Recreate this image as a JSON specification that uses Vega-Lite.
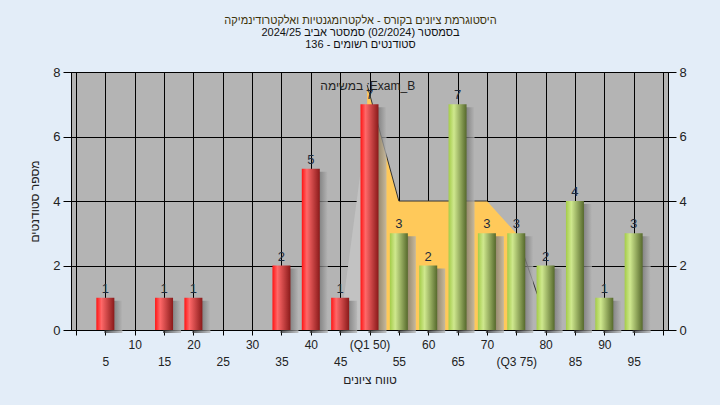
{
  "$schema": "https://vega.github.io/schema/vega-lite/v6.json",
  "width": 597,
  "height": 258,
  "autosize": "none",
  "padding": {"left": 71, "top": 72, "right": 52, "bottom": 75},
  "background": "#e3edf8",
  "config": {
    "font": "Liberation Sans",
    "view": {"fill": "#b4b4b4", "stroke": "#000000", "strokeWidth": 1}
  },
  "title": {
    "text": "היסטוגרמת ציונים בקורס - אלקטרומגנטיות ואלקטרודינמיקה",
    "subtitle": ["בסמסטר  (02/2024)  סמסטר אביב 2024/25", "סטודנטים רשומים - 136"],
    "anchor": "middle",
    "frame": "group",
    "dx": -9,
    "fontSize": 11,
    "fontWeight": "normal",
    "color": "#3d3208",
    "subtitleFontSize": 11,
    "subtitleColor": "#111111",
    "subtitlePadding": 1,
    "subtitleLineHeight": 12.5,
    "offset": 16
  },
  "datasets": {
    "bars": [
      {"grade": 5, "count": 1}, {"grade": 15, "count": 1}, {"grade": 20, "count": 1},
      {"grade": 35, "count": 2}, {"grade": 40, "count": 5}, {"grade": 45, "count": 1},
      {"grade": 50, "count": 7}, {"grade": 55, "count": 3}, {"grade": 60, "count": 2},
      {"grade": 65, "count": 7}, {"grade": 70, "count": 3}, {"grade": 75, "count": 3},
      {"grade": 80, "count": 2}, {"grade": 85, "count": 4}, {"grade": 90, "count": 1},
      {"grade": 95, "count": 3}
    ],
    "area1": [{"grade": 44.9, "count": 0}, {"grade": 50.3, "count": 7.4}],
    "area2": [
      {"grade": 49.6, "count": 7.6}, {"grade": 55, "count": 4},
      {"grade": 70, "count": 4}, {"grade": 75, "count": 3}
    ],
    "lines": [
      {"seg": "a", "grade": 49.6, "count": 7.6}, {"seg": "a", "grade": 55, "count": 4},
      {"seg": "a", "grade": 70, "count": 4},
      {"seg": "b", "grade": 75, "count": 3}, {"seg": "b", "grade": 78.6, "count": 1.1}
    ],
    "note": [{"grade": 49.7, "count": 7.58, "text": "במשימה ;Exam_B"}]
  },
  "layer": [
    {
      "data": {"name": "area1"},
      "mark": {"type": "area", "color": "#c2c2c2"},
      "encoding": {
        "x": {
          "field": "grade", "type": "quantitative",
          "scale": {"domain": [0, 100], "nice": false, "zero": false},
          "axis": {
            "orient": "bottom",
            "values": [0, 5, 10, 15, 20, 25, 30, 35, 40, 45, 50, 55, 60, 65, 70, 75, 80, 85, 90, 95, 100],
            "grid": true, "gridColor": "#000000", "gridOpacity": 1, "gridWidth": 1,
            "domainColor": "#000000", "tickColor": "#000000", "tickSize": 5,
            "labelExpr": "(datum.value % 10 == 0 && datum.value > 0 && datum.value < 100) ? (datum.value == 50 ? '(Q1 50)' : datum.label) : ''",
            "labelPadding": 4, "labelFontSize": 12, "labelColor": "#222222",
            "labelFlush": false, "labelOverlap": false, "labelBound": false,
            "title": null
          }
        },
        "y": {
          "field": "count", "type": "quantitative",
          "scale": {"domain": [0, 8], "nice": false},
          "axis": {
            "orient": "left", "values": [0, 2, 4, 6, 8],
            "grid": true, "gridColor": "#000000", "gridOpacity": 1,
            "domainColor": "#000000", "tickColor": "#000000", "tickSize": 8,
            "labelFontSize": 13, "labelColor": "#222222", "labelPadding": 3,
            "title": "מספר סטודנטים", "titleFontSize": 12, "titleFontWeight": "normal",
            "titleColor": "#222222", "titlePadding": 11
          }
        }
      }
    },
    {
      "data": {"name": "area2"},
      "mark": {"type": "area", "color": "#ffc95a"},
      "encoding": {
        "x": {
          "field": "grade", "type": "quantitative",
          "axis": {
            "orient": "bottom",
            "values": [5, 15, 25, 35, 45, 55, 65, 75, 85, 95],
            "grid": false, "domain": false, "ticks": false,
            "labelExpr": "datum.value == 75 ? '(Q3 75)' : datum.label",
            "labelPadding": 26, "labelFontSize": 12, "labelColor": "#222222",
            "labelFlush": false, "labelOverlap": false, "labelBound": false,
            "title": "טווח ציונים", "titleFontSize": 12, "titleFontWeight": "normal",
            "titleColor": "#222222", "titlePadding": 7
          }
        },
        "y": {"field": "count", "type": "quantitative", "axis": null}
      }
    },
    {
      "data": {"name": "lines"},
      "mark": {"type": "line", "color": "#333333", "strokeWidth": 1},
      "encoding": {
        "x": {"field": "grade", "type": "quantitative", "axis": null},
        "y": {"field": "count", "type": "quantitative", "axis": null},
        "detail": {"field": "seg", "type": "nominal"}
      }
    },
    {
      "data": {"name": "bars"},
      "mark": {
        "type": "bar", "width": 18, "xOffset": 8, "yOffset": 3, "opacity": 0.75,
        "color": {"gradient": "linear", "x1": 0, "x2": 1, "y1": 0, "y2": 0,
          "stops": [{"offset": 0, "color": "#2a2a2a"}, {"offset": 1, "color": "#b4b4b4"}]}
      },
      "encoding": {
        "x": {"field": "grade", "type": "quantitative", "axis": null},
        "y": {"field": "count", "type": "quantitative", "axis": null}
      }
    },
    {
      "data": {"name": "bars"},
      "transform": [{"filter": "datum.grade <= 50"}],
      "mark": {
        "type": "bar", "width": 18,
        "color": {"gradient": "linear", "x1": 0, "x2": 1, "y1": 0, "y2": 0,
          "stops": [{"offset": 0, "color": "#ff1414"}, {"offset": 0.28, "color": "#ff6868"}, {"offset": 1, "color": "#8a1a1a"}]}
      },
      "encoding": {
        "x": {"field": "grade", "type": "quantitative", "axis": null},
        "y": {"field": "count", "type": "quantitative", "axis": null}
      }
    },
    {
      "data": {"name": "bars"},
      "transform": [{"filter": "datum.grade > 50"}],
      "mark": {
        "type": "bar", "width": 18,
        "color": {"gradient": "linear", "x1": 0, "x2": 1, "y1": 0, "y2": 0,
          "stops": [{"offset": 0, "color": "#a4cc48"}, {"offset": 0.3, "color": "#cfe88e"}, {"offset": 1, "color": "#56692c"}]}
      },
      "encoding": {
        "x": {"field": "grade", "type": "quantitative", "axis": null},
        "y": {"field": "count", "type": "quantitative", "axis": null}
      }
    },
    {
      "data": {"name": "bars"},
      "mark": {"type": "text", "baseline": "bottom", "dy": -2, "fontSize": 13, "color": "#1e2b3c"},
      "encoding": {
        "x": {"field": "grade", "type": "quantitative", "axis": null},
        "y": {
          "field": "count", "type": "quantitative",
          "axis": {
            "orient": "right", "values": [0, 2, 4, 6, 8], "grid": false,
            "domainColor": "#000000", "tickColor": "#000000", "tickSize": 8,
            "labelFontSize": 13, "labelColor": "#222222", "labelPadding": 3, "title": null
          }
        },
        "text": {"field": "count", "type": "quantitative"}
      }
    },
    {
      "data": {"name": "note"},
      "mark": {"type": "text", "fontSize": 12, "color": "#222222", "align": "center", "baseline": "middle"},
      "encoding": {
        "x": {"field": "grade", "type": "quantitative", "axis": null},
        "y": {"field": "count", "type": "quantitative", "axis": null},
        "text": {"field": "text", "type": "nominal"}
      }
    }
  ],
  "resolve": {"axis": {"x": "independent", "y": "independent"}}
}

▶ The task: Transcribe all the data word for word; the images stay out.

▶ Finished task:
Recreate this image as a JSON specification that uses Vega-Lite.
{
  "$schema": "https://vega.github.io/schema/vega-lite/v6.json",
  "width": 597,
  "height": 258,
  "autosize": "none",
  "padding": {"left": 71, "top": 72, "right": 52, "bottom": 75},
  "background": "#e3edf8",
  "config": {
    "font": "Liberation Sans",
    "view": {"fill": "#b4b4b4", "stroke": "#000000", "strokeWidth": 1}
  },
  "title": {
    "text": "היסטוגרמת ציונים בקורס - אלקטרומגנטיות ואלקטרודינמיקה",
    "subtitle": ["בסמסטר  (02/2024)  סמסטר אביב 2024/25", "סטודנטים רשומים - 136"],
    "anchor": "middle",
    "frame": "group",
    "dx": -9,
    "fontSize": 11,
    "fontWeight": "normal",
    "color": "#3d3208",
    "subtitleFontSize": 11,
    "subtitleColor": "#111111",
    "subtitlePadding": 1,
    "subtitleLineHeight": 12.5,
    "offset": 16
  },
  "datasets": {
    "bars": [
      {"grade": 5, "count": 1}, {"grade": 15, "count": 1}, {"grade": 20, "count": 1},
      {"grade": 35, "count": 2}, {"grade": 40, "count": 5}, {"grade": 45, "count": 1},
      {"grade": 50, "count": 7}, {"grade": 55, "count": 3}, {"grade": 60, "count": 2},
      {"grade": 65, "count": 7}, {"grade": 70, "count": 3}, {"grade": 75, "count": 3},
      {"grade": 80, "count": 2}, {"grade": 85, "count": 4}, {"grade": 90, "count": 1},
      {"grade": 95, "count": 3}
    ],
    "area1": [{"grade": 44.9, "count": 0}, {"grade": 50.3, "count": 7.4}],
    "area2": [
      {"grade": 49.6, "count": 7.6}, {"grade": 55, "count": 4},
      {"grade": 70, "count": 4}, {"grade": 75, "count": 3}
    ],
    "lines": [
      {"seg": "a", "grade": 49.6, "count": 7.6}, {"seg": "a", "grade": 55, "count": 4},
      {"seg": "a", "grade": 70, "count": 4},
      {"seg": "b", "grade": 75, "count": 3}, {"seg": "b", "grade": 78.6, "count": 1.1}
    ],
    "note": [{"grade": 49.7, "count": 7.58, "text": "במשימה ;Exam_B"}]
  },
  "layer": [
    {
      "data": {"name": "area1"},
      "mark": {"type": "area", "color": "#c2c2c2"},
      "encoding": {
        "x": {
          "field": "grade", "type": "quantitative",
          "scale": {"domain": [0, 100], "nice": false, "zero": false},
          "axis": {
            "orient": "bottom",
            "values": [0, 5, 10, 15, 20, 25, 30, 35, 40, 45, 50, 55, 60, 65, 70, 75, 80, 85, 90, 95, 100],
            "grid": true, "gridColor": "#000000", "gridOpacity": 1, "gridWidth": 1,
            "domainColor": "#000000", "tickColor": "#000000", "tickSize": 5,
            "labelExpr": "(datum.value % 10 == 0 && datum.value > 0 && datum.value < 100) ? (datum.value == 50 ? '(Q1 50)' : datum.label) : ''",
            "labelPadding": 4, "labelFontSize": 12, "labelColor": "#222222",
            "labelFlush": false, "labelOverlap": false, "labelBound": false,
            "title": null
          }
        },
        "y": {
          "field": "count", "type": "quantitative",
          "scale": {"domain": [0, 8], "nice": false},
          "axis": {
            "orient": "left", "values": [0, 2, 4, 6, 8],
            "grid": true, "gridColor": "#000000", "gridOpacity": 1,
            "domainColor": "#000000", "tickColor": "#000000", "tickSize": 8,
            "labelFontSize": 13, "labelColor": "#222222", "labelPadding": 3,
            "title": "מספר סטודנטים", "titleFontSize": 12, "titleFontWeight": "normal",
            "titleColor": "#222222", "titlePadding": 11
          }
        }
      }
    },
    {
      "data": {"name": "area2"},
      "mark": {"type": "area", "color": "#ffc95a"},
      "encoding": {
        "x": {
          "field": "grade", "type": "quantitative",
          "axis": {
            "orient": "bottom",
            "values": [5, 15, 25, 35, 45, 55, 65, 75, 85, 95],
            "grid": false, "domain": false, "ticks": false,
            "labelExpr": "datum.value == 75 ? '(Q3 75)' : datum.label",
            "labelPadding": 26, "labelFontSize": 12, "labelColor": "#222222",
            "labelFlush": false, "labelOverlap": false, "labelBound": false,
            "title": "טווח ציונים", "titleFontSize": 12, "titleFontWeight": "normal",
            "titleColor": "#222222", "titlePadding": 7
          }
        },
        "y": {"field": "count", "type": "quantitative", "axis": null}
      }
    },
    {
      "data": {"name": "lines"},
      "mark": {"type": "line", "color": "#333333", "strokeWidth": 1},
      "encoding": {
        "x": {"field": "grade", "type": "quantitative", "axis": null},
        "y": {"field": "count", "type": "quantitative", "axis": null},
        "detail": {"field": "seg", "type": "nominal"}
      }
    },
    {
      "data": {"name": "bars"},
      "mark": {
        "type": "bar", "width": 18, "xOffset": 8, "yOffset": 3, "opacity": 0.75,
        "color": {"gradient": "linear", "x1": 0, "x2": 1, "y1": 0, "y2": 0,
          "stops": [{"offset": 0, "color": "#2a2a2a"}, {"offset": 1, "color": "#b4b4b4"}]}
      },
      "encoding": {
        "x": {"field": "grade", "type": "quantitative", "axis": null},
        "y": {"field": "count", "type": "quantitative", "axis": null}
      }
    },
    {
      "data": {"name": "bars"},
      "transform": [{"filter": "datum.grade <= 50"}],
      "mark": {
        "type": "bar", "width": 18,
        "color": {"gradient": "linear", "x1": 0, "x2": 1, "y1": 0, "y2": 0,
          "stops": [{"offset": 0, "color": "#ff1414"}, {"offset": 0.28, "color": "#ff6868"}, {"offset": 1, "color": "#8a1a1a"}]}
      },
      "encoding": {
        "x": {"field": "grade", "type": "quantitative", "axis": null},
        "y": {"field": "count", "type": "quantitative", "axis": null}
      }
    },
    {
      "data": {"name": "bars"},
      "transform": [{"filter": "datum.grade > 50"}],
      "mark": {
        "type": "bar", "width": 18,
        "color": {"gradient": "linear", "x1": 0, "x2": 1, "y1": 0, "y2": 0,
          "stops": [{"offset": 0, "color": "#a4cc48"}, {"offset": 0.3, "color": "#cfe88e"}, {"offset": 1, "color": "#56692c"}]}
      },
      "encoding": {
        "x": {"field": "grade", "type": "quantitative", "axis": null},
        "y": {"field": "count", "type": "quantitative", "axis": null}
      }
    },
    {
      "data": {"name": "bars"},
      "mark": {"type": "text", "baseline": "bottom", "dy": -2, "fontSize": 13, "color": "#1e2b3c"},
      "encoding": {
        "x": {"field": "grade", "type": "quantitative", "axis": null},
        "y": {
          "field": "count", "type": "quantitative",
          "axis": {
            "orient": "right", "values": [0, 2, 4, 6, 8], "grid": false,
            "domainColor": "#000000", "tickColor": "#000000", "tickSize": 8,
            "labelFontSize": 13, "labelColor": "#222222", "labelPadding": 3, "title": null
          }
        },
        "text": {"field": "count", "type": "quantitative"}
      }
    },
    {
      "data": {"name": "note"},
      "mark": {"type": "text", "fontSize": 12, "color": "#222222", "align": "center", "baseline": "middle"},
      "encoding": {
        "x": {"field": "grade", "type": "quantitative", "axis": null},
        "y": {"field": "count", "type": "quantitative", "axis": null},
        "text": {"field": "text", "type": "nominal"}
      }
    }
  ],
  "resolve": {"axis": {"x": "independent", "y": "independent"}}
}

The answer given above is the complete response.